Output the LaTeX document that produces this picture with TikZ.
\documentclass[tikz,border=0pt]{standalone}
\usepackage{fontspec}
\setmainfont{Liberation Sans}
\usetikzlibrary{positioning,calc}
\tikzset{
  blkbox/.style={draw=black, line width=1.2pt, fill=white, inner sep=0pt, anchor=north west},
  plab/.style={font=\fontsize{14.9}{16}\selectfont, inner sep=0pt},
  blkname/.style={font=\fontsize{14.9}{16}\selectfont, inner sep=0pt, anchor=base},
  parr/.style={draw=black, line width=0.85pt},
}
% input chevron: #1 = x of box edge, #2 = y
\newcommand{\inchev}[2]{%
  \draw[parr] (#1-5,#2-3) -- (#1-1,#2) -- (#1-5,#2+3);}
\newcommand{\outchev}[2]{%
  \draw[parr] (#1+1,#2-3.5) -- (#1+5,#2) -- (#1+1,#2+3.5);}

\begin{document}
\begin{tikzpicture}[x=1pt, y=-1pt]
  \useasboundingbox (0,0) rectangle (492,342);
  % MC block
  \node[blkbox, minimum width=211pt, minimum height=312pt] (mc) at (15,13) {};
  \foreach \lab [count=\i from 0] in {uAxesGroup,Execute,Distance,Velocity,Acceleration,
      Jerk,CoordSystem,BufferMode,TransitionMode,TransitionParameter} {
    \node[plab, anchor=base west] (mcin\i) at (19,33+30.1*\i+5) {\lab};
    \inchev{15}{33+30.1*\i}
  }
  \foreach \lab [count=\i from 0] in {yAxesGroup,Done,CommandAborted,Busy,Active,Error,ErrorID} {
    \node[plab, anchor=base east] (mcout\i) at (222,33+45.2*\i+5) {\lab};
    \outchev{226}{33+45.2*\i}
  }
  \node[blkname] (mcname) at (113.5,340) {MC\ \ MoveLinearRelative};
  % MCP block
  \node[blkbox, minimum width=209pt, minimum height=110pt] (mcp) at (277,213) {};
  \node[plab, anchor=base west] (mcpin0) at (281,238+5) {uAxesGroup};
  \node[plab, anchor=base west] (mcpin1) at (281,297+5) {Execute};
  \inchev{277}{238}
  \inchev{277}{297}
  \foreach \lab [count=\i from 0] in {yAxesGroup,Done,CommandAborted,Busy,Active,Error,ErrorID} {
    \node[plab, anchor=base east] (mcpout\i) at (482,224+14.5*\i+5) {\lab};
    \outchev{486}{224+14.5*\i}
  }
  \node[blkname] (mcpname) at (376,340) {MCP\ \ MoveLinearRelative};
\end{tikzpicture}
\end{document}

* _PROBLEM REQUIREMENTS_:
Reproduce the full listing above, character for character.

* _OUTPUT OF THE TASK_:
Output the LaTeX document that produces this picture with TikZ.
\documentclass[tikz,border=0pt]{standalone}
\usepackage{fontspec}
\setmainfont{Liberation Sans}
\usetikzlibrary{positioning,calc}
\tikzset{
  blkbox/.style={draw=black, line width=1.2pt, fill=white, inner sep=0pt, anchor=north west},
  plab/.style={font=\fontsize{14.9}{16}\selectfont, inner sep=0pt},
  blkname/.style={font=\fontsize{14.9}{16}\selectfont, inner sep=0pt, anchor=base},
  parr/.style={draw=black, line width=0.85pt},
}
% input chevron: #1 = x of box edge, #2 = y
\newcommand{\inchev}[2]{%
  \draw[parr] (#1-5,#2-3) -- (#1-1,#2) -- (#1-5,#2+3);}
\newcommand{\outchev}[2]{%
  \draw[parr] (#1+1,#2-3.5) -- (#1+5,#2) -- (#1+1,#2+3.5);}

\begin{document}
\begin{tikzpicture}[x=1pt, y=-1pt]
  \useasboundingbox (0,0) rectangle (492,342);
  % MC block
  \node[blkbox, minimum width=211pt, minimum height=312pt] (mc) at (15,13) {};
  \foreach \lab [count=\i from 0] in {uAxesGroup,Execute,Distance,Velocity,Acceleration,
      Jerk,CoordSystem,BufferMode,TransitionMode,TransitionParameter} {
    \node[plab, anchor=base west] (mcin\i) at (19,33+30.1*\i+5) {\lab};
    \inchev{15}{33+30.1*\i}
  }
  \foreach \lab [count=\i from 0] in {yAxesGroup,Done,CommandAborted,Busy,Active,Error,ErrorID} {
    \node[plab, anchor=base east] (mcout\i) at (222,33+45.2*\i+5) {\lab};
    \outchev{226}{33+45.2*\i}
  }
  \node[blkname] (mcname) at (113.5,340) {MC\ \ MoveLinearRelative};
  % MCP block
  \node[blkbox, minimum width=209pt, minimum height=110pt] (mcp) at (277,213) {};
  \node[plab, anchor=base west] (mcpin0) at (281,238+5) {uAxesGroup};
  \node[plab, anchor=base west] (mcpin1) at (281,297+5) {Execute};
  \inchev{277}{238}
  \inchev{277}{297}
  \foreach \lab [count=\i from 0] in {yAxesGroup,Done,CommandAborted,Busy,Active,Error,ErrorID} {
    \node[plab, anchor=base east] (mcpout\i) at (482,224+14.5*\i+5) {\lab};
    \outchev{486}{224+14.5*\i}
  }
  \node[blkname] (mcpname) at (376,340) {MCP\ \ MoveLinearRelative};
\end{tikzpicture}
\end{document}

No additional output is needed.